焼失を繰り返しつつも政治的な権威を維持した興福寺は鎌倉時代以降、守護職の実権を認められ大和国を統治。1595年、神仏習合の隆盛期には春日社領として2万1千石余を直轄します。1868年 に神仏分離発令ののち、翌翌年の1870年に寺社上知令が発令。これにより堂塔除く全ての寺地が国に没収されてしまいます。
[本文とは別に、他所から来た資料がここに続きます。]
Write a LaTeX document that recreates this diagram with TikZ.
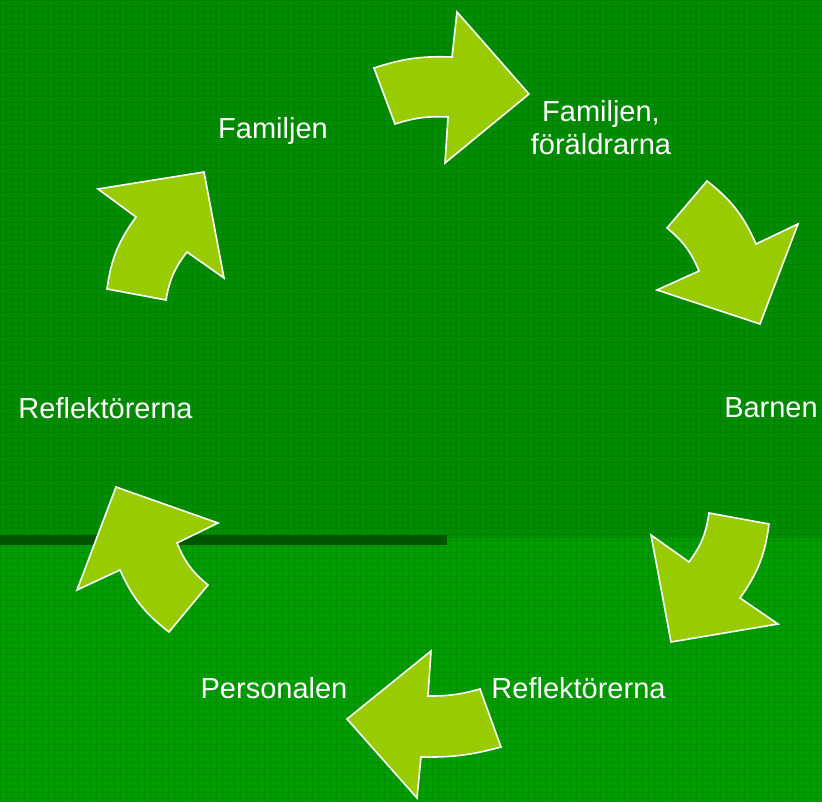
\documentclass[tikz,border=0pt]{standalone}
\usepackage{fontspec}
\setmainfont{Liberation Sans}
\definecolor{topgreen}{RGB}{0,142,0}
\definecolor{botgreen}{RGB}{0,158,0}
\definecolor{gridgreen}{RGB}{0,110,0}
\definecolor{bargreen}{RGB}{0,85,0}
\definecolor{arrowfill}{RGB}{153,204,0}
\tikzset{
  arrowshape/.style={fill=arrowfill, draw=white, line width=1.6pt, line join=miter},
  lbl/.style={text=white, inner sep=0pt, anchor=base, font=\fontsize{29}{33}\selectfont}
}
\begin{document}
\begin{tikzpicture}[x=1pt, y=-1pt]
\useasboundingbox (0,0) rectangle (822,802);
% background
\fill[topgreen] (0,0) rectangle (822,538);
\fill[botgreen] (0,538) rectangle (822,802);
\draw[gridgreen, line width=0.7pt, opacity=0.35] (0,0) grid[step=6pt] (822,802);
\fill[bargreen] (0,535) rectangle (447,545);

% arrow 1 (top, right)
\draw[arrowshape] (529,94) -- (445,163) -- (448,117) to[bend right=10] (395,124)
  -- (374,68) to[bend left=10] (452,57) -- (457,12) -- cycle;
% arrow 2 (upper right, down-right)
\draw[arrowshape] (760,324) -- (657,290) -- (699,271) to[bend right=14] (667,228)
  -- (707,181) to[bend left=14] (756,244) -- (798,224) -- cycle;
% arrow 3 (lower right, down-left)
\draw[arrowshape] (671,642) -- (651,535) -- (689,562) to[bend right=14] (709,513)
  -- (769,524) to[bend left=14] (740,598) -- (778,624) -- cycle;
% arrow 4 (bottom, left)
\draw[arrowshape] (347,719) -- (431,651) -- (428,696) to[bend right=8] (480,689)
  -- (501,747) to[bend left=8] (421,757) -- (417,798) -- cycle;
% arrow 5 (lower left, up-left)
\draw[arrowshape] (116,487) -- (218,523) -- (177,543) to[bend right=14] (208,585)
  -- (169,632) to[bend left=14] (120,570) -- (77,590) -- cycle;
% arrow 6 (upper left, up-right)
\draw[arrowshape] (204,172) -- (224,278) -- (187,252) to[bend right=14] (166,300)
  -- (107,289) to[bend left=14] (136,217) -- (98,189) -- cycle;

% labels
\node[lbl] (familjen) at (273,139) {Familjen};
\node[lbl] (familjen2a) at (601,122) {Familjen,};
\node[lbl] (familjen2b) at (601,155) {föräldrarna};
\node[lbl] (barnen) at (771,417) {Barnen};
\node[lbl] (reflR) at (578.5,698) {Reflektörerna};
\node[lbl] (personalen) at (274,698) {Personalen};
\node[lbl] (reflL) at (105.5,418) {Reflektörerna};
\end{tikzpicture}
\end{document}
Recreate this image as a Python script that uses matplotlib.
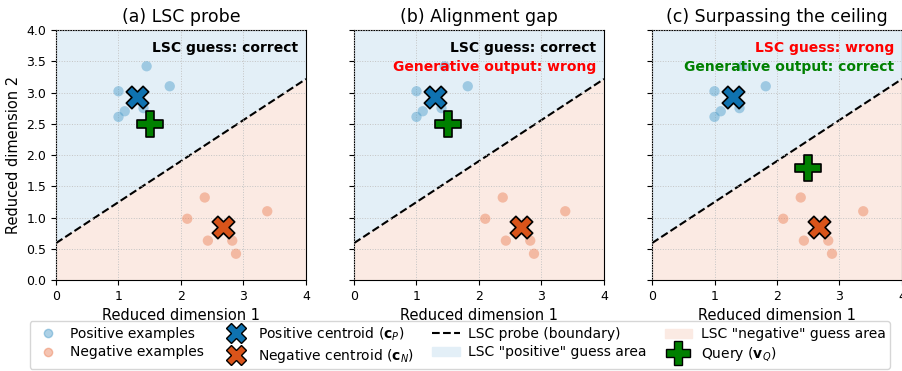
import numpy as np
import matplotlib.pyplot as plt
from matplotlib.lines import Line2D
from matplotlib.patches import Patch

# data
pos_x = [1.00, 1.45, 1.82, 1.10, 1.00, 1.40]
pos_y = [3.02, 3.42, 3.10, 2.70, 2.61, 2.75]
neg_x = [2.38, 2.10, 3.38, 2.43, 2.82, 2.88]
neg_y = [1.32, 0.98, 1.10, 0.63, 0.63, 0.42]
query_x = [1.5, 1.5, 2.5]
query_y = [2.5, 2.5, 1.8]
titles = ["(a) LSC probe", "(b) Alignment gap", "(c) Surpassing the ceiling"]
notes = [
    [("LSC guess: correct", "black")],
    [("LSC guess: correct", "black"), ("Generative output: wrong", "red")],
    [("LSC guess: wrong", "red"), ("Generative output: correct", "green")],
]

pos_pt = "#4a9bc9"
neg_pt = "#eb7e54"
pos_c = "#0f72b0"
neg_c = "#d9541a"
pos_bg = "#e3eff7"
neg_bg = "#fbeae3"

cp = np.array([np.mean(pos_x), np.mean(pos_y)])
cn = np.array([np.mean(neg_x), np.mean(neg_y)])
mid = (cp + cn) / 2
d = cp - cn
slope = -d[0] / d[1]
xs = np.array([0, 4])
ys = mid[1] + slope * (xs - mid[0])

fig = plt.figure(figsize=(9.03, 3.71), dpi=100)
w, h = 250 / 903, 250 / 371
lefts = [56 / 903, 354 / 903, 652 / 903]
bottom = 1 - 280 / 371

for i in range(3):
    ax = fig.add_axes([lefts[i], bottom, w, h])
    ax.fill_between(xs, ys, 4, color=pos_bg, zorder=0)
    ax.fill_between(xs, 0, ys, color=neg_bg, zorder=0)
    ax.plot(xs, ys, "--", color="black", lw=1.5, zorder=2)
    ax.scatter(pos_x, pos_y, s=55, color=pos_pt, alpha=0.45, edgecolors="none", zorder=3)
    ax.scatter(neg_x, neg_y, s=55, color=neg_pt, alpha=0.45, edgecolors="none", zorder=3)
    ax.scatter(*cp, marker="X", s=260, color=pos_c, edgecolors="black", linewidths=1.2, zorder=4)
    ax.scatter(*cn, marker="X", s=260, color=neg_c, edgecolors="black", linewidths=1.2, zorder=4)
    ax.scatter(query_x[i], query_y[i], marker="P", s=330, color="green",
               edgecolors="black", linewidths=1.2, zorder=5)
    ax.set_xlim(0, 4)
    ax.set_ylim(0, 4)
    ax.set_xticks([0, 1, 2, 3, 4])
    ax.set_yticks(np.arange(0, 4.01, 0.5))
    ax.grid(True, linestyle=":", color="#c4c4c4", lw=0.7)
    ax.set_axisbelow(False)
    ax.tick_params(labelsize=9)
    ax.set_title(titles[i], fontsize=12.5)
    ax.set_xlabel("Reduced dimension 1", fontsize=10.5)
    if i == 0:
        ax.set_ylabel("Reduced dimension 2", fontsize=10.5)
    else:
        ax.set_yticklabels([])
    for j, (txt, col) in enumerate(notes[i]):
        ax.text(0.97, 0.93 - j * 0.078, txt, transform=ax.transAxes, ha="right",
                va="center", fontsize=10, fontweight="bold", color=col, zorder=6)

handles = [
    Line2D([], [], marker="o", ls="none", color=pos_pt, alpha=0.45, markersize=6),
    Line2D([], [], marker="o", ls="none", color=neg_pt, alpha=0.45, markersize=6),
    Line2D([], [], marker="X", ls="none", color=pos_c, markeredgecolor="black", markersize=15),
    Line2D([], [], marker="X", ls="none", color=neg_c, markeredgecolor="black", markersize=15),
    Line2D([], [], ls="--", color="black", lw=1.5),
    Patch(color=pos_bg),
    Patch(color=neg_bg),
    Line2D([], [], marker="P", ls="none", color="green", markeredgecolor="black", markersize=17),
]
labels = [
    "Positive examples", "Negative examples",
    r"Positive centroid ($\mathbf{c}_P$)", r"Negative centroid ($\mathbf{c}_N$)",
    "LSC probe (boundary)", 'LSC "positive" guess area',
    'LSC "negative" guess area', r"Query ($\mathbf{v}_Q$)",
]
fig.legend(handles, labels, loc="center", bbox_to_anchor=(0.509, 0.07), ncol=4,
           fontsize=10, frameon=True, columnspacing=1.3, handletextpad=0.6,
           borderpad=0.3, labelspacing=0.3)

fig.savefig("out.png", dpi=100)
1881年、興福寺再興許可が下りてからは仏閣の修理が進められ、防災工事も施されました。1992年 、興福寺境内整備委員会発足以後はさらに本格的な改修がスタート。この苦労あって、1998年、興福寺は「古都奈良の文化財」としてユネスコの世界文化遺産登録に至りました。
興福寺の見どころ
国宝館
僧侶の食堂(食堂)を改築し、昭和の時代に耐火式宝物収蔵庫として建てられた国宝館。地下には奈良時代以降の旧食堂の姿が遺構としてそのままの形で残されています。中には興福寺の歴史を伝える阿修羅像等の仏像彫刻、絵画等の美術品、歴史的遺物が収蔵されています。
三面六臂 阿修羅立像
興福寺に国宝として国宝館に納められる阿修羅像は、八部衆(釈迦に仕え仏教を守る八種の神)の一人。光明皇后の命を受け、西金堂建立時に納められました。
本来阿修羅は戦いの神なので、勇ましい怒りの表情をしているもの。しかし興福寺の阿修羅は眉をひそめ、悲しいような、安堵するような絶妙な表情を浮かべています。それは、これまでの戦い(=修羅場)から足を洗い仏道を歩むことを覚悟した阿修羅が、釈迦に帰依して戦闘神としての自分を懺悔、反省し迷いから目覚め再出発する瞬間を描いたからです。
インドでは熱と渇きを招く太陽神として、善の神である帝釈天と戦う悪の戦闘神とされた阿修羅。善に逆らい、幾度の戦いを挑み、敗北を繰り返していました。仏教界に取り入れられてからの阿修羅は釈迦の守護神として祀られます。
千手観音菩薩立像
国宝館に安置される千手観音は鎌倉時代再興期の食堂本尊。5メートルに及ぶその身は寄木造に漆塗で構成されています。千は当時の人々にとって は無限の数であり、千手はあらゆる手を尽くして人々を救う観音菩薩の慈悲深さを表しています。
中金堂
興福寺伽藍の中心となる、最重要建物の中金堂。6回の焼失と再建を繰り返した中金堂は2018年に1717年の焼失以来300年ぶりに再興され落慶を迎えます。焼失以前の旧中金堂は奈良市内で東大寺大仏殿に次ぐ大規模寺格でした。
内部には、本尊・丈六釈迦如来像、薬王・薬上菩薩像、四天王像が焼失前と同様の配置で安置されています。また、堂内でひときわ目を引くのが法相柱。法相宗の教義「唯識」を確立、発展させた祖師14人が描かれています。こちらも焼失前の旧金堂に存在したとされる柱を再現されたもの。 西遊記でおなじみ、三蔵法師などが立像と 坐像とに描き分けられています。